What you need to do:
For the entries below, copy exactly the line that contains "Reproduce this chart with matplotlib." through the line that contains "rc_err = [5.0e3, 1.0e3, 6.0e2, 3.5e2, 1.7e2, 9.0e1]", both ends included, and exclude all pictures.

** START Listed entries **

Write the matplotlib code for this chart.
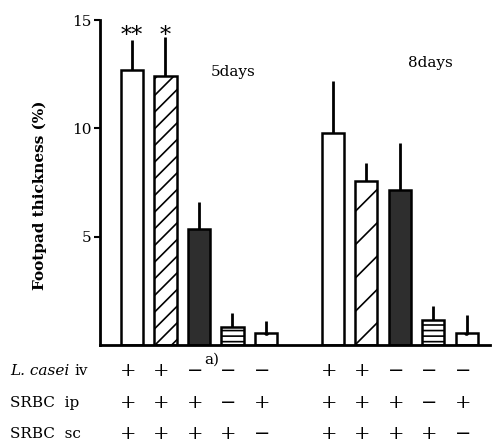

** END Listed entries **
** START Listed entries **

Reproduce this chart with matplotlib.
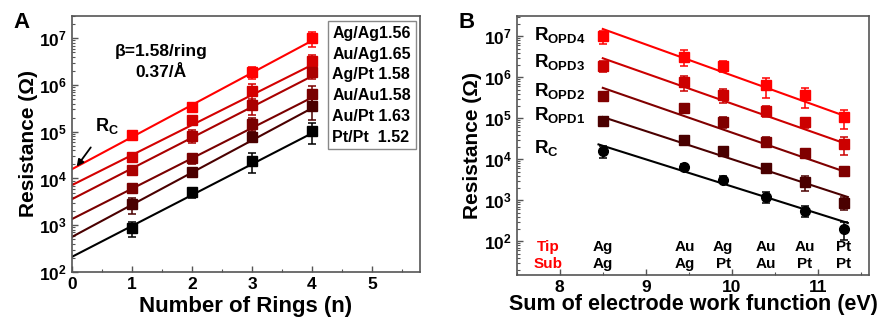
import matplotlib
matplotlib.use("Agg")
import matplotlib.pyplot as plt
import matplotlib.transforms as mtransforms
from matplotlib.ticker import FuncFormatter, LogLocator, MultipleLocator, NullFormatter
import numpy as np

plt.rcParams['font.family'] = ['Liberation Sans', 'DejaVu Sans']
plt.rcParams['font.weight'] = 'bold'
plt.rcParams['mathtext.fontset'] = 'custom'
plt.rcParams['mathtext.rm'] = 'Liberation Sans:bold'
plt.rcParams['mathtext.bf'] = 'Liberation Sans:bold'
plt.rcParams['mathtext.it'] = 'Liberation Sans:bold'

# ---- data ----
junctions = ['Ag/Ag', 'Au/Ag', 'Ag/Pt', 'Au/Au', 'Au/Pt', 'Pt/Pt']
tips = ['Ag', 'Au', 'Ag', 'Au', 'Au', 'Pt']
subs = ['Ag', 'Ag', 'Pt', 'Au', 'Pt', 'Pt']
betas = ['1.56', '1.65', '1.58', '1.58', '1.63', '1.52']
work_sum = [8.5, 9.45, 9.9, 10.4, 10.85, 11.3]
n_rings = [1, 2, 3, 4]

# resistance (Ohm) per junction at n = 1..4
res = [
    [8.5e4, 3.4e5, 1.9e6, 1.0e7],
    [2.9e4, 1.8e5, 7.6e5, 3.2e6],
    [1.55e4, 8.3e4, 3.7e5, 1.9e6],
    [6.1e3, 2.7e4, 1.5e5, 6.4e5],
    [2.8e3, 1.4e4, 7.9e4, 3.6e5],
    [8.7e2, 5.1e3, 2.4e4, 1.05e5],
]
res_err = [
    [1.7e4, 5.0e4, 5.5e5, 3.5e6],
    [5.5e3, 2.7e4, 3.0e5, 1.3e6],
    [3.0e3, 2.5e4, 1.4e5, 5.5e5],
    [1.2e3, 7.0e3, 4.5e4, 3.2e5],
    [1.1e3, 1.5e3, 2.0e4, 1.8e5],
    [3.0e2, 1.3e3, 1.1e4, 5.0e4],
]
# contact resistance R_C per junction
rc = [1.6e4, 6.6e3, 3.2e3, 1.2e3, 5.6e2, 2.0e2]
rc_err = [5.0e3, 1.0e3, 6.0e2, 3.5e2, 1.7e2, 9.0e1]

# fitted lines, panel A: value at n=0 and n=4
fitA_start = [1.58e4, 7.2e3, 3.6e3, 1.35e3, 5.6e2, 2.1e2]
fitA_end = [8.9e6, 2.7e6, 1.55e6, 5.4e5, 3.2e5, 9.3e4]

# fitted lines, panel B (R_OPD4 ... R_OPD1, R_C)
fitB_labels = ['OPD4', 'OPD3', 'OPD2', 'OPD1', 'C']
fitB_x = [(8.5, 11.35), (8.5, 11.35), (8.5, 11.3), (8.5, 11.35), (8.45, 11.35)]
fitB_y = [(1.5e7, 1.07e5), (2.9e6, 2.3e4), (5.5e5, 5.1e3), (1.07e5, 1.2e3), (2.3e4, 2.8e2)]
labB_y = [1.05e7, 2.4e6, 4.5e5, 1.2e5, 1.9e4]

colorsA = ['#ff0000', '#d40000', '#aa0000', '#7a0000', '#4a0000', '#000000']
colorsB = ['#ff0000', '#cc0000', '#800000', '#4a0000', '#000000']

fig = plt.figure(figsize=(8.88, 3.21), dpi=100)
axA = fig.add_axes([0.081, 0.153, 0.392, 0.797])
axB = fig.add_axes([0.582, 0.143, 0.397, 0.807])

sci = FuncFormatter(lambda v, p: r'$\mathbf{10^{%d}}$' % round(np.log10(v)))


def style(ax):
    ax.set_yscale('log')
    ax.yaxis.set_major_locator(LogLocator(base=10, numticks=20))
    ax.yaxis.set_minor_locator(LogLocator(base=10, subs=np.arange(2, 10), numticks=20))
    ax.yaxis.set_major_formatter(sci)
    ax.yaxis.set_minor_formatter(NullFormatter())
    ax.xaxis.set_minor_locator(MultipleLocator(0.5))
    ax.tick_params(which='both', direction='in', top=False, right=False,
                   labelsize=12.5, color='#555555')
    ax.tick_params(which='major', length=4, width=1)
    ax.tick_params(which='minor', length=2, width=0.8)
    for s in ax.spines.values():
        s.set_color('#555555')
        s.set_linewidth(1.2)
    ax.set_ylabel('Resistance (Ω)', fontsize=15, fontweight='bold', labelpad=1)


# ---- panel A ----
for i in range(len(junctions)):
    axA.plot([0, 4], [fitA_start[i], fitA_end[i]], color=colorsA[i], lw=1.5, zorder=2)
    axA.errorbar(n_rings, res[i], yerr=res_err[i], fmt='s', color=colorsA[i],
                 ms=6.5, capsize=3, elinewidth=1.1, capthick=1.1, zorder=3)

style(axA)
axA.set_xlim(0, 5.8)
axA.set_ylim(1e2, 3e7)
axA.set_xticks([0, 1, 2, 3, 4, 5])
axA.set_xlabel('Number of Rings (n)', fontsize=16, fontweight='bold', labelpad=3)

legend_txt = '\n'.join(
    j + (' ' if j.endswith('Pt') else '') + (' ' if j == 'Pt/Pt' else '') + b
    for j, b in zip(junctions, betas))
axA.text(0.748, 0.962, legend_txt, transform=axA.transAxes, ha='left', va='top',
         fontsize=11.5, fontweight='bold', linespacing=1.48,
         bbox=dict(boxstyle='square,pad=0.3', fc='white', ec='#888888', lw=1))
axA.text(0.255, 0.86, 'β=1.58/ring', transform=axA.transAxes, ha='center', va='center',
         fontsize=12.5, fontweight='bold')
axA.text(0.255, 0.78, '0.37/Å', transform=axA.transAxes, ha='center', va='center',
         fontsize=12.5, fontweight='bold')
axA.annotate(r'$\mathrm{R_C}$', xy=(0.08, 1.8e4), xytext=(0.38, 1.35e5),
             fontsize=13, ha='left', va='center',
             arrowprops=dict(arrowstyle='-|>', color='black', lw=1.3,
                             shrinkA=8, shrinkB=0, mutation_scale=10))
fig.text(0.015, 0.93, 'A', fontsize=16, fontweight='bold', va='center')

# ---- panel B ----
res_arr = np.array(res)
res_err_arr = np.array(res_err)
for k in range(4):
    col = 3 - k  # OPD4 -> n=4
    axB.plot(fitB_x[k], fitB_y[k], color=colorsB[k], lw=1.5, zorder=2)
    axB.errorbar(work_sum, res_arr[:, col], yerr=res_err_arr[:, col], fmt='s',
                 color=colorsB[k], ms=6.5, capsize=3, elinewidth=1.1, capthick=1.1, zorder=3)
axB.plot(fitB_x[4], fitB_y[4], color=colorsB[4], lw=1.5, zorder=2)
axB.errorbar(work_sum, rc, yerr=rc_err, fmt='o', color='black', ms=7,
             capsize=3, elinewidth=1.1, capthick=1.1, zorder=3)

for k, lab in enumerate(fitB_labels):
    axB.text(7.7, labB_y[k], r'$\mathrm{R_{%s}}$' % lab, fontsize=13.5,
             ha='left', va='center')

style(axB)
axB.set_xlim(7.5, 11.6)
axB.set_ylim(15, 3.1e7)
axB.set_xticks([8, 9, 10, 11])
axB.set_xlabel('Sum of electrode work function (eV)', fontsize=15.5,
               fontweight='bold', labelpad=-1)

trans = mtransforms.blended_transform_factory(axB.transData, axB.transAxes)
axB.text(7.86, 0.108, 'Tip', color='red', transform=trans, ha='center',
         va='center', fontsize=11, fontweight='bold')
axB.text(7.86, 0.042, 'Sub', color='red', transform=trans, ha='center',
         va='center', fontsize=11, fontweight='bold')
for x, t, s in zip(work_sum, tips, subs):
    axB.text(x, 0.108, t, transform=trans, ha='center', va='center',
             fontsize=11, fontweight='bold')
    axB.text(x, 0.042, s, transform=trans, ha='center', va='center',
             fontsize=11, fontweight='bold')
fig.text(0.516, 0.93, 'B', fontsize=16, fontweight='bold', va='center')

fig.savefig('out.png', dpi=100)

** END Listed entries **

Result of the task:
Reproduce this chart with matplotlib.
import matplotlib
matplotlib.use("Agg")
import matplotlib.pyplot as plt
import matplotlib.transforms as mtransforms
from matplotlib.ticker import FuncFormatter, LogLocator, MultipleLocator, NullFormatter
import numpy as np

plt.rcParams['font.family'] = ['Liberation Sans', 'DejaVu Sans']
plt.rcParams['font.weight'] = 'bold'
plt.rcParams['mathtext.fontset'] = 'custom'
plt.rcParams['mathtext.rm'] = 'Liberation Sans:bold'
plt.rcParams['mathtext.bf'] = 'Liberation Sans:bold'
plt.rcParams['mathtext.it'] = 'Liberation Sans:bold'

# ---- data ----
junctions = ['Ag/Ag', 'Au/Ag', 'Ag/Pt', 'Au/Au', 'Au/Pt', 'Pt/Pt']
tips = ['Ag', 'Au', 'Ag', 'Au', 'Au', 'Pt']
subs = ['Ag', 'Ag', 'Pt', 'Au', 'Pt', 'Pt']
betas = ['1.56', '1.65', '1.58', '1.58', '1.63', '1.52']
work_sum = [8.5, 9.45, 9.9, 10.4, 10.85, 11.3]
n_rings = [1, 2, 3, 4]

# resistance (Ohm) per junction at n = 1..4
res = [
    [8.5e4, 3.4e5, 1.9e6, 1.0e7],
    [2.9e4, 1.8e5, 7.6e5, 3.2e6],
    [1.55e4, 8.3e4, 3.7e5, 1.9e6],
    [6.1e3, 2.7e4, 1.5e5, 6.4e5],
    [2.8e3, 1.4e4, 7.9e4, 3.6e5],
    [8.7e2, 5.1e3, 2.4e4, 1.05e5],
]
res_err = [
    [1.7e4, 5.0e4, 5.5e5, 3.5e6],
    [5.5e3, 2.7e4, 3.0e5, 1.3e6],
    [3.0e3, 2.5e4, 1.4e5, 5.5e5],
    [1.2e3, 7.0e3, 4.5e4, 3.2e5],
    [1.1e3, 1.5e3, 2.0e4, 1.8e5],
    [3.0e2, 1.3e3, 1.1e4, 5.0e4],
]
# contact resistance R_C per junction
rc = [1.6e4, 6.6e3, 3.2e3, 1.2e3, 5.6e2, 2.0e2]
rc_err = [5.0e3, 1.0e3, 6.0e2, 3.5e2, 1.7e2, 9.0e1]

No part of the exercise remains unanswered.